Difficult for subprime auto to be next “Big Short”:
- With the widespread selloff in risk assets this year, lots of discussion about where next catastrophe may be. Subprime auto has been a source of concern for a while now. Bloomberg noted that according to S&P, losses on securitized loans rose to 7.5% in November, highest since 2010. Also highlighted concerns about longer loan repayment terms, ballooning loan balances and greater willingness to finance used cars. However, while hedge funds increasingly interested in betting against the space, banks largely unwilling to make market given reputational and regulatory risk. In addition, no derivatives exist to bet against subprime because few managers interested in using such securities to wager underlying securities will perform as originally expected.

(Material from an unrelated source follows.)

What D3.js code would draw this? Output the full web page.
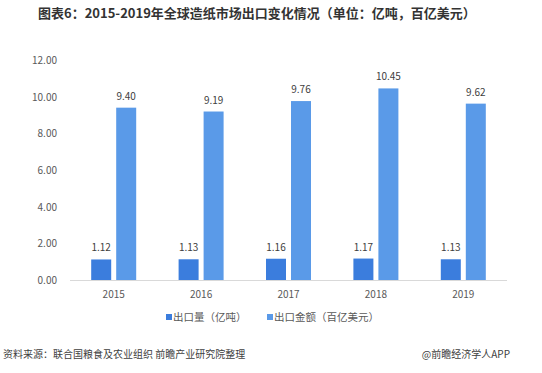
<!DOCTYPE html>
<html>
<head>
<meta charset="utf-8">
<script src="https://cdn.jsdelivr.net/npm/d3@7"></script>
<style>
  body { margin: 0; background: #fff; }
  svg text { font-family: "Noto Sans CJK SC", "DejaVu Sans", sans-serif; }
</style>
</head>
<body>
<div id="chart"></div>
<script>
// Chart data
const years = ['2015', '2016', '2017', '2018', '2019'];
const volume = [1.12, 1.13, 1.16, 1.17, 1.13];   // 出口量（亿吨）
const amount = [9.40, 9.19, 9.76, 10.45, 9.62];  // 出口金额（百亿美元）
const yTicks = [0, 2, 4, 6, 8, 10, 12];
const seriesNames = ['出口量（亿吨）', '出口金额（百亿美元）'];

const W = 542, H = 373;
const colors = ['#3B7DDD', '#5A9AE8'];

const svg = d3.select('#chart').append('svg')
  .attr('width', W).attr('height', H);

// Title
svg.append('text')
  .attr('x', 38).attr('y', 18)
  .attr('font-size', 13).attr('font-weight', 'bold')
  .attr('fill', '#333')
  .text('图表6：2015-2019年全球造纸市场出口变化情况（单位：亿吨，百亿美元）');

// Scales
const x = d3.scaleBand().domain(years).range([70, 507]);
const y = d3.scaleLinear().domain([0, 12]).range([280, 60]);
const barW = 20, gap = 5;

// Y axis labels (no gridlines)
svg.append('g').selectAll('text')
  .data(yTicks).join('text')
  .attr('x', 57).attr('y', d => y(d) + 4)
  .attr('text-anchor', 'end')
  .attr('font-size', 10).attr('fill', '#595959')
  .text(d => d.toFixed(2));

// Baseline
svg.append('line')
  .attr('x1', 70).attr('x2', 507)
  .attr('y1', y(0) + 0.5).attr('y2', y(0) + 0.5)
  .attr('stroke', '#d9d9d9');

// Bars
const series = [volume, amount];
series.forEach((vals, si) => {
  const g = svg.append('g');
  const offset = si === 0 ? -(barW + gap / 2) : gap / 2;
  g.selectAll('rect').data(vals).join('rect')
    .attr('x', (d, i) => x(years[i]) + x.bandwidth() / 2 + offset)
    .attr('y', d => y(d))
    .attr('width', barW)
    .attr('height', d => y(0) - y(d))
    .attr('fill', colors[si]);
  g.selectAll('text').data(vals).join('text')
    .attr('x', (d, i) => x(years[i]) + x.bandwidth() / 2 + offset + barW / 2)
    .attr('y', d => y(d) - 8)
    .attr('text-anchor', 'middle')
    .attr('font-size', 10).attr('fill', '#404040')
    .text(d => d.toFixed(2));
});

// X axis labels
svg.append('g').selectAll('text')
  .data(years).join('text')
  .attr('x', d => x(d) + x.bandwidth() / 2)
  .attr('y', 298)
  .attr('text-anchor', 'middle')
  .attr('font-size', 10).attr('fill', '#595959')
  .text(d => d);

// Legend
const legendX = [166, 267];
seriesNames.forEach((name, i) => {
  svg.append('rect')
    .attr('x', legendX[i]).attr('y', 314)
    .attr('width', 6).attr('height', 6)
    .attr('fill', colors[i]);
  svg.append('text')
    .attr('x', legendX[i] + 7).attr('y', 321)
    .attr('font-size', 10.5).attr('fill', '#595959')
    .text(name);
});

// Footer
svg.append('text')
  .attr('x', 3).attr('y', 358)
  .attr('font-size', 10).attr('fill', '#404040')
  .text('资料来源：联合国粮食及农业组织 前瞻产业研究院整理');
svg.append('text')
  .attr('x', 510).attr('y', 358)
  .attr('text-anchor', 'end')
  .attr('font-size', 10).attr('fill', '#404040')
  .text('@前瞻经济学人APP');
</script>
</body>
</html>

Abenomics under more scrutiny:
- Amid the recent ramp in policy scrutiny, Abenomics has not gone unscathed. WSJ discussed this dynamic, but article really did not break much new ground. Noted failure of BoJ to generate a sustained upswing, even after taking radical step of embracing negative rates, suggests Abenomics has reached an impasse. Argued that big lesson in all of this for other major economies that have followed similar strategies is that changing psychology is much more difficult than just changing interest rates. While paper was not as critical as others about lack of any meaningful traction behind key third arrow of Abenomics, structural reform, it did point out that some of the measures were never designed to provide short-term support.